It’s ok to pursue a persuasion approach as long as you’re aware and prepared to do the work of persuading.
The problem begins if a) you’re not aware you’re pursuing a persuasion strategy and b) you’re not prepared to do the work of persuading.
As you can see in the matrix here, if you’re trying to get existing members to perform a new behavior, you’re pursuing a persuasion strategy (or if you’re launching any new community which isn’t based around an immediate need).
Launching a new feature and hoping members will use it? That’s a persuasion strategy.
Starting a group for people to discuss a topic they’re not talking much about today? That’s a persuasion strategy.
(Incidentally, almost all superuser programs are persuasion strategies).
There are nuances to persuasion, but the basic approach is pretty clear.
You need to deliver persuasive messages from credible people to a receptive audience.
Each needs a quick background.
1) Persuasive message. This typically takes the form of an emotive story that fits with the audience’s existing worldview and changes their attitudes. This should match your positioning and strategy. Common archetypes include: “people like you do things like this…”, “you are the best/future/important”, “there’s a small window to [make change happen]”, “help contribute to the greater good”.
2) Credible people. You’re not likely to trust a message delivered by a stranger (or someone sending low-status signals). They’re not one of your tribe. You will listen to people you know, trust, or are perceived as high credibility.
3) Receptive audience. Even the best-written email won’t do well if members are seeing it in the spam or ‘promotions’ folder. Context matters. Your members are more likely to be receptive to a message if they’ve opted into it or the context explicitly commands attention (like a meeting).
When we’ve done this work with clients, we begin by identifying possible stories.
Let’s imagine you want to improve retention by having veterans share their best tips for newcomers. Most people would send an email inviting members to share their best tips. But if we’re using the key principles of persuasion you might come up and test a few different emotive stories.
“Are you as passionate about helping others as we are? Can you share your top 3 tips?”
“Newcomers are struggling and only people with your expertise can help…”
“We’re inviting just our top 5 members to share their best tip for newcomers by this Friday, you’ve made the list. What is your best piece of advice?”
“Help make this the friendliest and most welcoming community for newcomers in the world..”
Notice each hits at a slightly different emotional appeal and tells a different story (but all lead to the same outcome).
Next we look at who the messages should come from.
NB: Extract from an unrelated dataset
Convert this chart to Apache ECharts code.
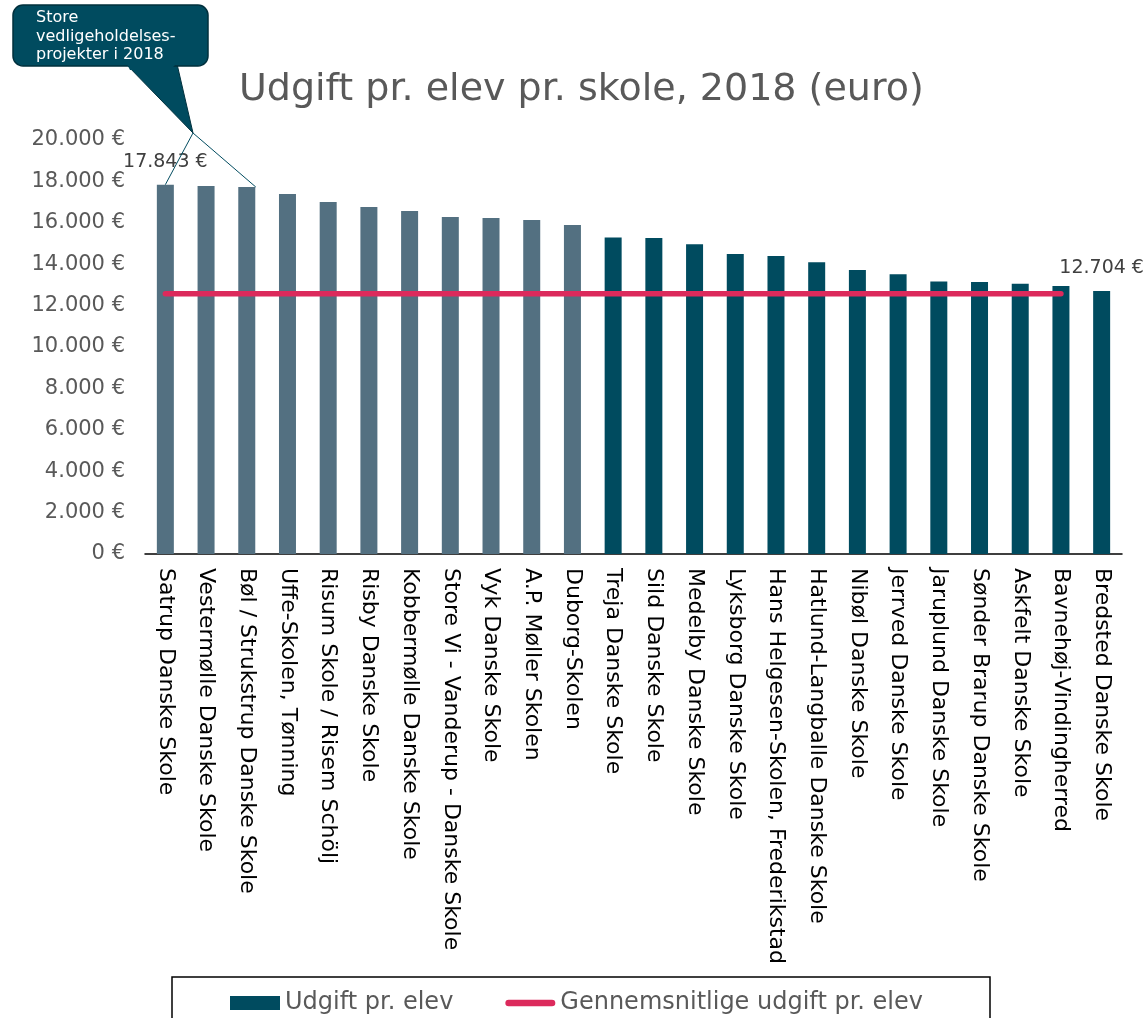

The best options are either:
a) Who does the audience know best within the community team?
b) Who does the audience look up to and recognise in the organisation?
Finally, we think about the best medium to deliver the message. You could send out a mass email. But that’s the quickest and least effective medium.
Other options might include:
- Signing up to a private webinar to hear directly from the organisation.
- Scheduling individual calls and meetings.
- Sending personalised emails to each recipient.
- Posting an announcement in the forum.
- Recording a special video message and sharing it.
It takes skill and experience, but each time you take a persuasion approach you get better at doing it. The key lesson is if you’re trying to get members to undertake a behavior they’re not doing today, you need to persuade them to do it. Persuasion is about emotive stories which change attitudes. The messages need to be sent from a credible person in a context to which the audience will be receptive to.